The rotor blade is an important component of a tidal stream turbine and is affected by a large thrust force and load due to the high density of seawater. Therefore, the performance must be secured through the geometrical and structural design of the blade and the blade structural safety to which the composite material is applied. In this study, a 1 MW class large turbine blade was designed using the blade element momentum (BEM) theory. GFRP is a fiber-reinforced plastic used for turbine blade materials. A sandwich structure was applied with CFRP to lay-up the blade cross-section. In addition, to evaluate structural safety according to flow variations, static load analysis within the linear elasticity range was performed using the fluid-structure interactive (FSI) method. Structural safety was evaluated by analyzing tip deflection, strain, and failure index of the blade due to bending moment. As a result, Model-B was able to reduce blade tip deflection and weight. In addition, safety could be secured by indicating that the failure index, inverse reserve factor (IRF), was 1 or less in all load ranges excluding 3.0*Vr of Model-A. In the future, structural safety will be evaluated by applying various failure theories and redesigning the laminated pattern as well as the change of blade material.
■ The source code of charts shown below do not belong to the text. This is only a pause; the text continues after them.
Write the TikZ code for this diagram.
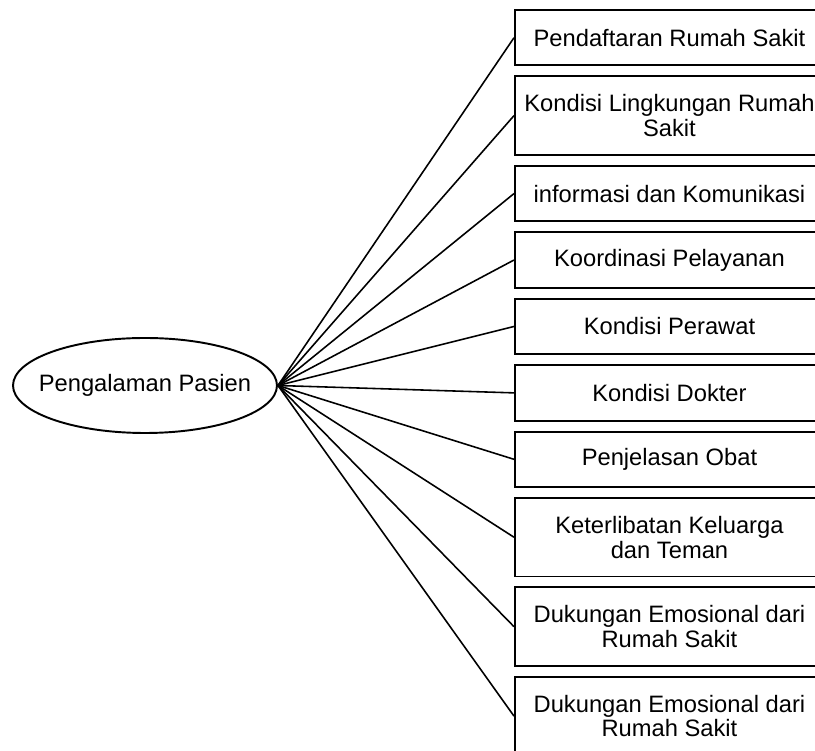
\documentclass[tikz,border=0pt]{standalone}
\usepackage{fontspec}
\setmainfont{Liberation Sans}
\usepackage{tikz}
\usetikzlibrary{shapes.geometric, positioning}

\tikzset{
  itembox/.style={draw, line width=1.1pt, rectangle, align=center, minimum width=6.18cm, minimum height=1.11cm, inner sep=2pt},
  itemboxtall/.style={itembox, minimum height=1.57cm},
  link/.style={line width=0.9pt}
}

\begin{document}
\begin{tikzpicture}[node distance=0.18cm, font=\fontsize{13.5}{14}\selectfont]
  \useasboundingbox (0,0) rectangle (16.3,-15.02);

  % Central ellipse
  \node (pasien) [draw, line width=1.1pt, ellipse, minimum width=5.28cm, minimum height=1.9cm, inner xsep=-0.4cm, inner ysep=0pt]
    at (2.9, -7.71) {Pengalaman Pasien};

  % Aspect boxes
  \node (daftar) [itembox, anchor=north west] at (10.28, -0.18) {Pendaftaran Rumah Sakit};
  \node (lingkungan) [itemboxtall, below=of daftar] {Kondisi Lingkungan Rumah\\Sakit};
  \node (informasi) [itembox, below=of lingkungan] {informasi dan Komunikasi};
  \node (koordinasi) [itembox, below=of informasi] {Koordinasi Pelayanan};
  \node (perawat) [itembox, below=of koordinasi] {Kondisi Perawat};
  \node (dokter) [itembox, below=of perawat] {Kondisi Dokter};
  \node (obat) [itembox, below=of dokter] {Penjelasan Obat};
  \node (keluarga) [itemboxtall, below=of obat] {Keterlibatan Keluarga\\dan Teman};
  \node (emosi) [itemboxtall, below=of keluarga] {Dukungan Emosional dari\\Rumah Sakit};
  \node (emosib) [itemboxtall, below=of emosi] {Dukungan Emosional dari\\Rumah Sakit};

  \foreach \target in {daftar, lingkungan, informasi, koordinasi, perawat, dokter, obat, keluarga, emosi, emosib}
    \draw[link] (pasien.east) -- (\target.west);

\end{tikzpicture}
\end{document}
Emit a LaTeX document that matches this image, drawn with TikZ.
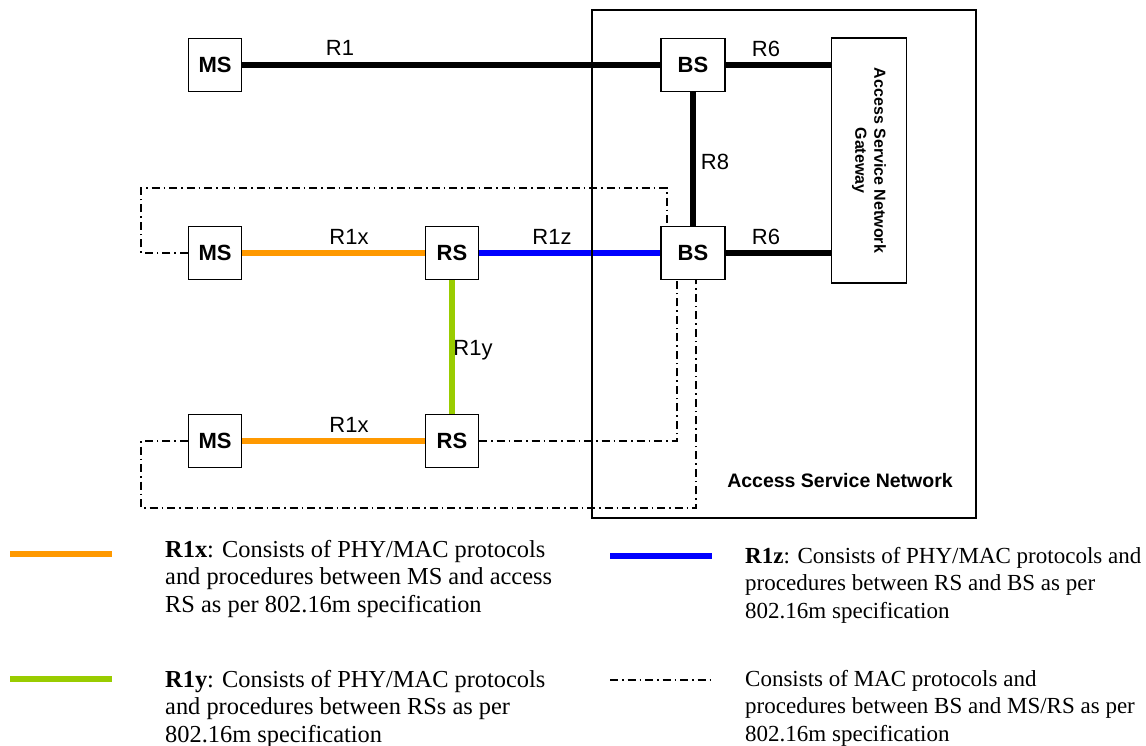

로터 블레이드는 조류발전 터빈의 매우 중요한 구성 요소로서, 해수의 높은 밀도로 인해 큰 추력(Trust force)와 하중(Load)의 영향을 받는다. 따라서 블레이드의 형상 및 구조 설계를 통한 성능과 복합소재를 적용한 블레이드의 구조적 안전성을 반드시 확보해야 한다. 본 연구에서는 블레이드 설계 기법인 BEM(Blade Element Momentum) 이론을 이용해 1MW급 대형 터빈 블레이드를 설계하였으며, 터빈 블레이드의 재료는 강화섬유 중의 하나인 GFRP(Glass Fiber Reinforced Plastics)를 기본으로 CFRP(Carbon Fiber Reinforced Plastics)를 샌드위치 구조에 적용해 블레이드 단면을 적층(Lay-up)하였다. 또한 유동의 변화에 따른 구조적 안전성을 평가하기 위해 유체-구조 연성해석(Fluid-Structure Interactive Analysis, FSI) 기법을 이용한 선형적 탄성범위 안의 정적 하중해석을 수행하였으며, 블레이드의 팁 변형량, 변형률, 파손지수를 분석해 구조적 안전성을 평가하였다. 결과적으로, CFRP가 적용된 Model-B의 경우 팁 변형량과 블레이드의 중량을 감소시켰으며, 파손지수 IRF(Inverse Reserce Factor)가 Model-A의 3.0*Vr를 제외한 모든 하중 영역에서 1.0 이하를 지시해 안전성을 확보할 수 있었다. 향후 블레이드의 재료변경과 적층 패턴의 재설계뿐 아니라 다양한 파손이론을 적용해 구조건전성을 평가할 예정이다.

Keywords

Acknowledgement

본 연구는 해양수산부(MOF)의 '해양수산산업 기자재 표준화 기술 개발(과제번호:20210044)'과 한국해양과학기술진흥원(KIMST) 해양청정에너지기술개발사업 일환의 '조류발전 실해역 시험장 구축(과제번호:20170333)' 과제의 지원으로 이루어졌으며, 관계자 여러분께 깊은 감사를 드립니다.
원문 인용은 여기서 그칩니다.